After years of trying to understand what is causing the deaths of coho salmon in the streams of Puget Sound in Washington state, scientists have finally been able to identify the cause behind their mass deaths.

As per a study by researchers from Washington State University, a chemical called "6PPD-quinone" has been responsible for killing salmon in urban streams. The chemical is found in car tyre particles which is a ubiquitous pollutant. It is added to tyres to stop them from breaking down.

The size of starving coho salmon and the numbers of the fish have been shrinking so dramatically along the US Pacific Coast that scientists and researchers were forced to dedicate decades to find out what is causing it.

"When we tested the tyres, it killed all the fish," said Jenifer McIntyre, an assistant professor of aquatic toxicology at Washington State University.

Tyre particles are considered one of the most significant sources of microplastics in the ocean. A recent study by researchers from the UK found microplastics deep in the lungs of living people for the first time. The tiny particles were found in 11 of the 13 samples tested for the study.

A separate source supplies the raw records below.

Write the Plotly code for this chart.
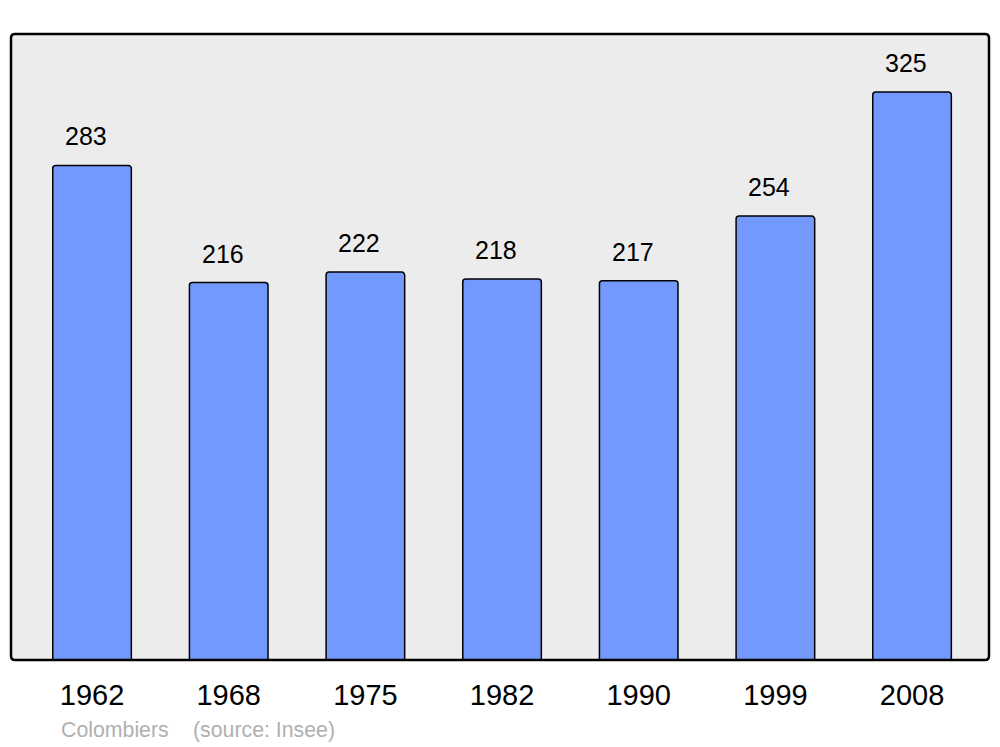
import plotly.graph_objects as go

annees = ["1962", "1968", "1975", "1982", "1990", "1999", "2008"]
population = [283, 216, 222, 218, 217, 254, 325]
commune = "Colombiers"
source = "(source: Insee)"

W, H = 1000, 747
ML, MR, MT, MB = 11, 11, 34, 87
pw, ph = W - ML - MR, H - MT - MB


def cadre_arrondi(w, h, r):
    # rectangle à coins arrondis, en pixels depuis le coin bas-gauche
    return (f"M {r},0 L {w - r},0 Q {w},0 {w},{r} L {w},{h - r} Q {w},{h} {w - r},{h} "
            f"L {r},{h} Q 0,{h} 0,{h - r} L 0,{r} Q 0,0 {r},0 Z")


fig = go.Figure()

fig.add_trace(go.Bar(
    x=list(range(len(annees))),
    y=population,
    width=0.575,
    marker=dict(color="#7399ff", line=dict(color="#000000", width=1.5), cornerradius=3),
    hoverinfo="skip",
))

# étiquettes de valeur au-dessus des barres (légèrement décalées à gauche)
for i, v in enumerate(population):
    fig.add_annotation(x=i, y=v, text=str(v), showarrow=False, yanchor="bottom",
                       yshift=13, xshift=-6, font=dict(size=25, color="#000000"))

# fond + bordure du graphique
for layer, fill, lw in [("below", "#ececec", 0), ("above", "rgba(0,0,0,0)", 2.5)]:
    fig.add_shape(type="path", xref="paper", yref="paper", xsizemode="pixel", ysizemode="pixel",
                  xanchor=0, yanchor=0, path=cadre_arrondi(pw, ph, 4),
                  fillcolor=fill, line=dict(color="#000000", width=lw), layer=layer)

fig.add_annotation(x=0.049, y=0, xref="paper", yref="paper", yshift=-84, xanchor="left", yanchor="bottom",
                   text=commune, showarrow=False, font=dict(size=21.3, color="#b0b0b0"))
fig.add_annotation(x=0.184, y=0, xref="paper", yref="paper", yshift=-84, xanchor="left", yanchor="bottom",
                   text=source, showarrow=False, font=dict(size=21.3, color="#b0b0b0"))

fig.update_layout(
    width=W, height=H,
    margin=dict(l=ML, r=MR, t=MT, b=MB),
    paper_bgcolor="#ffffff",
    plot_bgcolor="rgba(0,0,0,0)",
    font=dict(family="Liberation Sans, Arial, sans-serif", color="#000000"),
    showlegend=False,
    xaxis=dict(range=[-0.593, 6.563], tickvals=list(range(len(annees))), ticktext=annees,
               showgrid=False, zeroline=False, showline=False, ticks="",
               tickfont=dict(size=29), ticklabelstandoff=15),
    yaxis=dict(range=[0, 358.2], visible=False),
)

fig.write_html("out.html", config={"displayModeBar": False},
               post_script="document.body.style.margin='0';")
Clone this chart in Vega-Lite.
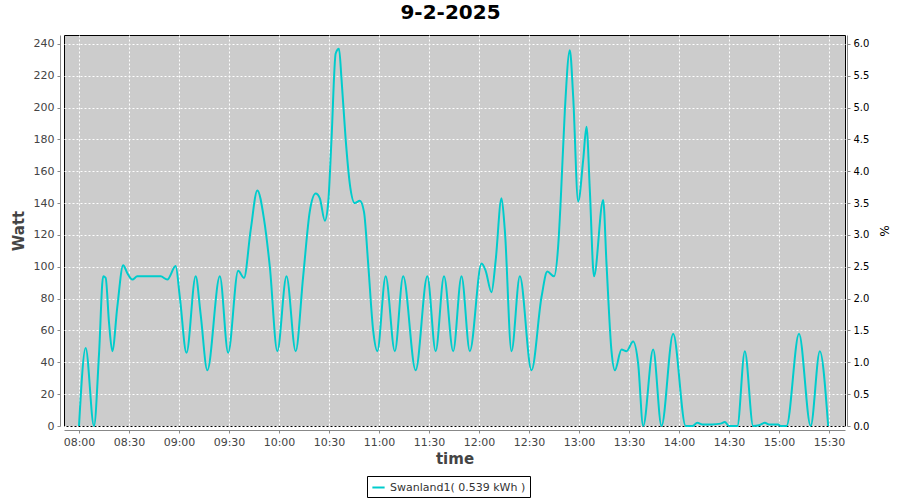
{
  "$schema": "https://vega.github.io/schema/vega-lite/v6.json",
  "autosize": {"type": "none"},
  "width": 781,
  "height": 391,
  "padding": {"left": 64, "top": 35, "right": 55, "bottom": 74},
  "background": "white",
  "title": {"text": "9-2-2025", "fontSize": 20, "fontWeight": "bold", "font": "DejaVu Sans", "color": "#000000", "anchor": "middle", "offset": 12, "dx": -4},
  "config": {
    "view": {"fill": "#CCCCCC", "stroke": "#000000", "strokeWidth": 1},
    "axis": {"gridColor": "#FFFFFF", "gridDash": [2, 2], "gridWidth": 1, "gridOpacity": 1, "domainColor": "#888888", "tickColor": "#888888", "labelFont": "DejaVu Sans", "labelFontSize": 11, "labelColor": "#444444", "titleFont": "DejaVu Sans", "titleColor": "#444444", "titleFontSize": 15, "titleFontWeight": "bold", "tickSize": 3, "labelPadding": 3}
  },
  "data": {"values": [
    {"time": "2025-02-09T08:00:00", "watt": 0},
    {"time": "2025-02-09T08:04:00", "watt": 49},
    {"time": "2025-02-09T08:09:00", "watt": 0},
    {"time": "2025-02-09T08:12:00", "watt": 45},
    {"time": "2025-02-09T08:14:30", "watt": 94},
    {"time": "2025-02-09T08:16:00", "watt": 93},
    {"time": "2025-02-09T08:18:00", "watt": 65},
    {"time": "2025-02-09T08:20:00", "watt": 47},
    {"time": "2025-02-09T08:23:00", "watt": 75},
    {"time": "2025-02-09T08:26:30", "watt": 101},
    {"time": "2025-02-09T08:29:00", "watt": 96},
    {"time": "2025-02-09T08:32:00", "watt": 92},
    {"time": "2025-02-09T08:35:00", "watt": 94},
    {"time": "2025-02-09T08:42:00", "watt": 94},
    {"time": "2025-02-09T08:49:00", "watt": 94},
    {"time": "2025-02-09T08:53:00", "watt": 92},
    {"time": "2025-02-09T08:58:00", "watt": 100.5},
    {"time": "2025-02-09T09:00:30", "watt": 81},
    {"time": "2025-02-09T09:04:30", "watt": 46},
    {"time": "2025-02-09T09:10:00", "watt": 94},
    {"time": "2025-02-09T09:13:00", "watt": 70},
    {"time": "2025-02-09T09:17:00", "watt": 35},
    {"time": "2025-02-09T09:24:30", "watt": 94},
    {"time": "2025-02-09T09:29:30", "watt": 46},
    {"time": "2025-02-09T09:35:30", "watt": 97.5},
    {"time": "2025-02-09T09:39:00", "watt": 93},
    {"time": "2025-02-09T09:43:00", "watt": 123},
    {"time": "2025-02-09T09:47:00", "watt": 148},
    {"time": "2025-02-09T09:51:00", "watt": 130},
    {"time": "2025-02-09T09:54:30", "watt": 100},
    {"time": "2025-02-09T09:59:00", "watt": 47},
    {"time": "2025-02-09T10:04:30", "watt": 94},
    {"time": "2025-02-09T10:10:00", "watt": 47},
    {"time": "2025-02-09T10:14:30", "watt": 94},
    {"time": "2025-02-09T10:18:30", "watt": 135},
    {"time": "2025-02-09T10:22:00", "watt": 146},
    {"time": "2025-02-09T10:24:30", "watt": 143},
    {"time": "2025-02-09T10:27:30", "watt": 129},
    {"time": "2025-02-09T10:29:30", "watt": 140},
    {"time": "2025-02-09T10:31:30", "watt": 180},
    {"time": "2025-02-09T10:34:00", "watt": 234},
    {"time": "2025-02-09T10:36:00", "watt": 237},
    {"time": "2025-02-09T10:37:30", "watt": 218},
    {"time": "2025-02-09T10:40:00", "watt": 180},
    {"time": "2025-02-09T10:42:30", "watt": 152},
    {"time": "2025-02-09T10:45:30", "watt": 140},
    {"time": "2025-02-09T10:48:30", "watt": 141.5},
    {"time": "2025-02-09T10:51:00", "watt": 134.5},
    {"time": "2025-02-09T10:53:30", "watt": 102},
    {"time": "2025-02-09T10:56:30", "watt": 60},
    {"time": "2025-02-09T10:59:00", "watt": 47},
    {"time": "2025-02-09T11:04:00", "watt": 94},
    {"time": "2025-02-09T11:09:30", "watt": 47},
    {"time": "2025-02-09T11:14:30", "watt": 94},
    {"time": "2025-02-09T11:22:00", "watt": 35},
    {"time": "2025-02-09T11:29:00", "watt": 94},
    {"time": "2025-02-09T11:34:00", "watt": 47},
    {"time": "2025-02-09T11:39:00", "watt": 94},
    {"time": "2025-02-09T11:44:30", "watt": 47},
    {"time": "2025-02-09T11:49:30", "watt": 94},
    {"time": "2025-02-09T11:54:30", "watt": 47},
    {"time": "2025-02-09T12:01:30", "watt": 102},
    {"time": "2025-02-09T12:04:00", "watt": 97.5},
    {"time": "2025-02-09T12:07:30", "watt": 84},
    {"time": "2025-02-09T12:10:00", "watt": 104},
    {"time": "2025-02-09T12:13:30", "watt": 143},
    {"time": "2025-02-09T12:15:30", "watt": 123},
    {"time": "2025-02-09T12:19:30", "watt": 47},
    {"time": "2025-02-09T12:24:30", "watt": 94},
    {"time": "2025-02-09T12:31:30", "watt": 35},
    {"time": "2025-02-09T12:37:30", "watt": 81},
    {"time": "2025-02-09T12:41:00", "watt": 97},
    {"time": "2025-02-09T12:45:00", "watt": 94},
    {"time": "2025-02-09T12:47:30", "watt": 113},
    {"time": "2025-02-09T12:49:00", "watt": 141},
    {"time": "2025-02-09T12:51:30", "watt": 198},
    {"time": "2025-02-09T12:54:30", "watt": 236},
    {"time": "2025-02-09T12:56:30", "watt": 207},
    {"time": "2025-02-09T12:59:30", "watt": 141},
    {"time": "2025-02-09T13:02:30", "watt": 167},
    {"time": "2025-02-09T13:04:30", "watt": 188},
    {"time": "2025-02-09T13:06:30", "watt": 148},
    {"time": "2025-02-09T13:09:00", "watt": 94},
    {"time": "2025-02-09T13:14:30", "watt": 142},
    {"time": "2025-02-09T13:16:30", "watt": 102},
    {"time": "2025-02-09T13:19:30", "watt": 47},
    {"time": "2025-02-09T13:21:30", "watt": 35},
    {"time": "2025-02-09T13:25:30", "watt": 48},
    {"time": "2025-02-09T13:28:30", "watt": 47},
    {"time": "2025-02-09T13:32:30", "watt": 53},
    {"time": "2025-02-09T13:35:30", "watt": 39},
    {"time": "2025-02-09T13:38:30", "watt": 0},
    {"time": "2025-02-09T13:44:30", "watt": 48},
    {"time": "2025-02-09T13:49:30", "watt": 0},
    {"time": "2025-02-09T13:56:30", "watt": 58},
    {"time": "2025-02-09T14:04:00", "watt": 0},
    {"time": "2025-02-09T14:08:00", "watt": 0},
    {"time": "2025-02-09T14:11:00", "watt": 2},
    {"time": "2025-02-09T14:14:00", "watt": 1},
    {"time": "2025-02-09T14:20:00", "watt": 1},
    {"time": "2025-02-09T14:25:00", "watt": 1.5},
    {"time": "2025-02-09T14:27:30", "watt": 2.5},
    {"time": "2025-02-09T14:30:00", "watt": 0},
    {"time": "2025-02-09T14:35:00", "watt": 0},
    {"time": "2025-02-09T14:39:30", "watt": 47},
    {"time": "2025-02-09T14:44:30", "watt": 0},
    {"time": "2025-02-09T14:48:00", "watt": 0.5},
    {"time": "2025-02-09T14:51:30", "watt": 2},
    {"time": "2025-02-09T14:54:00", "watt": 1},
    {"time": "2025-02-09T14:59:30", "watt": 1},
    {"time": "2025-02-09T15:01:00", "watt": 0},
    {"time": "2025-02-09T15:04:30", "watt": 0},
    {"time": "2025-02-09T15:12:00", "watt": 58},
    {"time": "2025-02-09T15:19:00", "watt": 0},
    {"time": "2025-02-09T15:24:30", "watt": 47},
    {"time": "2025-02-09T15:29:30", "watt": 0}
  ]},
  "layer": [
    {
      "mark": {"type": "line", "interpolate": "monotone", "strokeWidth": 2},
      "encoding": {
        "x": {"field": "time", "type": "temporal",
          "scale": {"domain": ["2025-02-09T07:51:00", "2025-02-09T15:39:36"], "nice": false},
          "axis": {"title": "time", "format": "%H:%M", "offset": 4, "labelFlush": false, "labelOverlap": false, "titlePadding": 4}},
        "y": {"field": "watt", "type": "quantitative",
          "scale": {"domain": [0, 245.6], "nice": false, "zero": true},
          "axis": {"title": "Watt", "offset": 4, "values": [0, 20, 40, 60, 80, 100, 120, 140, 160, 180, 200, 220, 240], "titlePadding": 7}},
        "color": {"datum": "Swanland1( 0.539 kWh )", "type": "nominal",
          "scale": {"range": ["#00CCCC"]},
          "legend": {"title": null, "orient": "none", "legendX": 303, "legendY": 441, "strokeColor": "#000000", "fillColor": "#FFFFFF", "padding": 4, "cornerRadius": 0, "symbolType": "stroke", "symbolStrokeWidth": 2, "symbolSize": 150, "labelFont": "DejaVu Sans", "labelFontSize": 11, "labelColor": "#333333", "labelLimit": 300}}
      }
    },
    {
      "mark": {"type": "line", "interpolate": "monotone", "strokeWidth": 2, "opacity": 0},
      "encoding": {
        "x": {"field": "time", "type": "temporal"},
        "y": {"field": "watt", "type": "quantitative",
          "scale": {"domain": [0, 245.6], "nice": false, "zero": true},
          "axis": {"orient": "right", "title": "%", "grid": false, "offset": 2, "values": [0, 20, 40, 60, 80, 100, 120, 140, 160, 180, 200, 220, 240], "labelExpr": "format(datum.value / 40, '.1f')", "labelFontSize": 10, "labelColor": "#000000", "titleFontWeight": "normal", "titleFontSize": 12, "titleColor": "#000000", "titlePadding": 8}}
      }
    }
  ],
  "resolve": {"scale": {"y": "independent"}}
}
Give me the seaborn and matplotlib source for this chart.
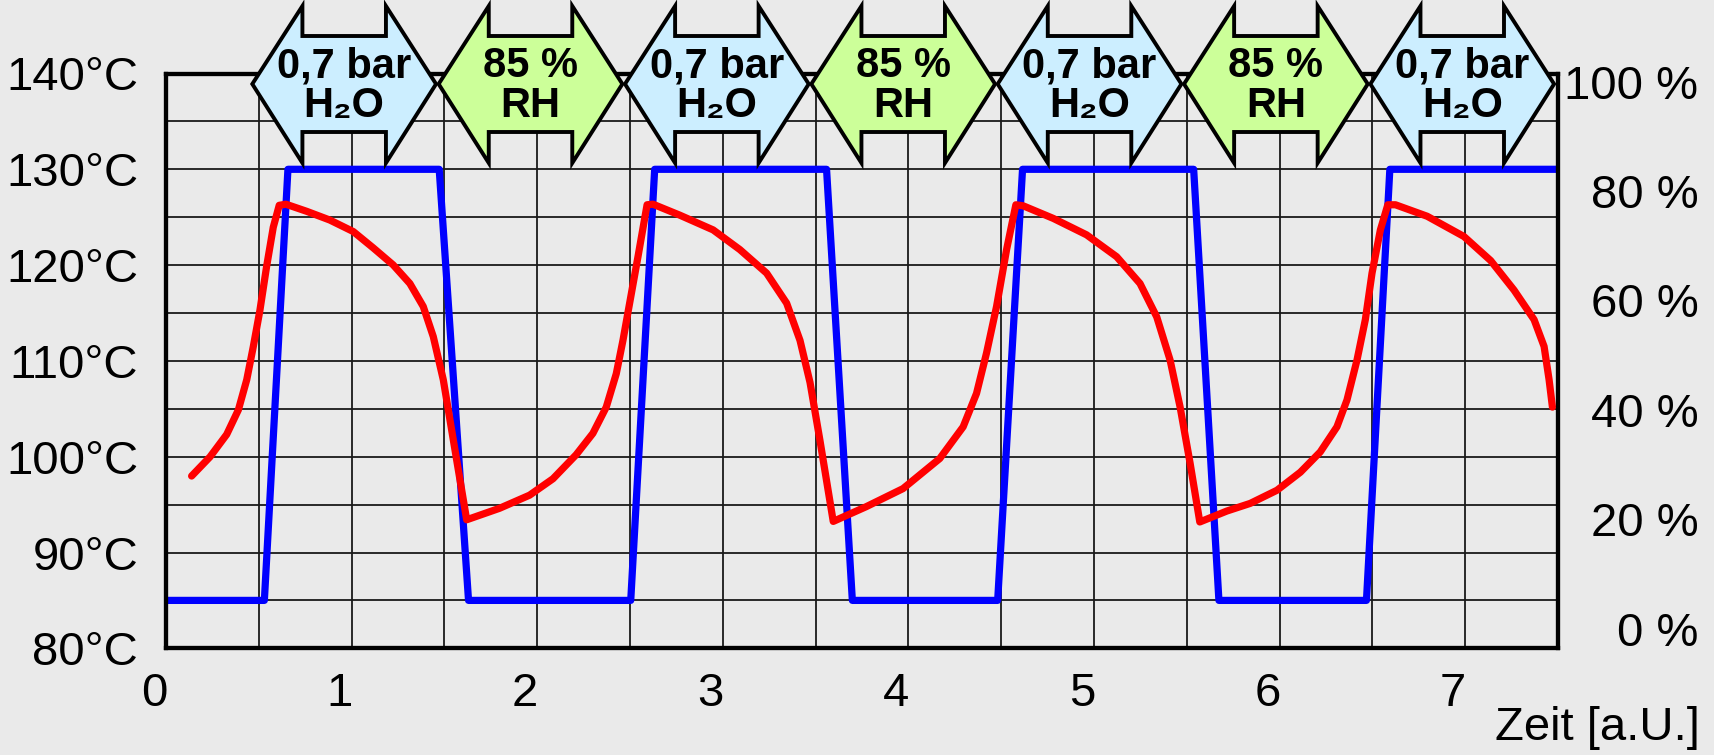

Microplastics are tiny plastic particles up to 5 mm in diameter. These tiny particles have been found in the remotest regions of the Arctic and Antarctica down to the deep seafloor.

They are found in synthetic blankets, fleece, or shirts, and in beauty products such as skin cleansers and scrubs. Even some toothpaste variants contain these tiny particles.

A global model by the International Union for the Conservation of Nature found that tyre wear was the second largest source of primary microplastics in the ocean, per a report in The Guardian.

"Tyre wear is unique in that it can count as microplastic but it is also air pollution because it's so small. Anything that is 10 microns can be inhaled in our lungs and anything that is 2.5 microns has the potential to pass the membrane barrier," Siobhan Anderson, the co-founder and chief scientific officer of the Tyre Collective, told the publication.

A 2020 study revealed that people may be consuming plastics equivalent to the size of a credit card every week.

The scientists believe that if people continued consuming microplastic at the present rate, there would come a time that the threshold levels will exceed. When this happens, harm will not only fall upon the environment but also on humans.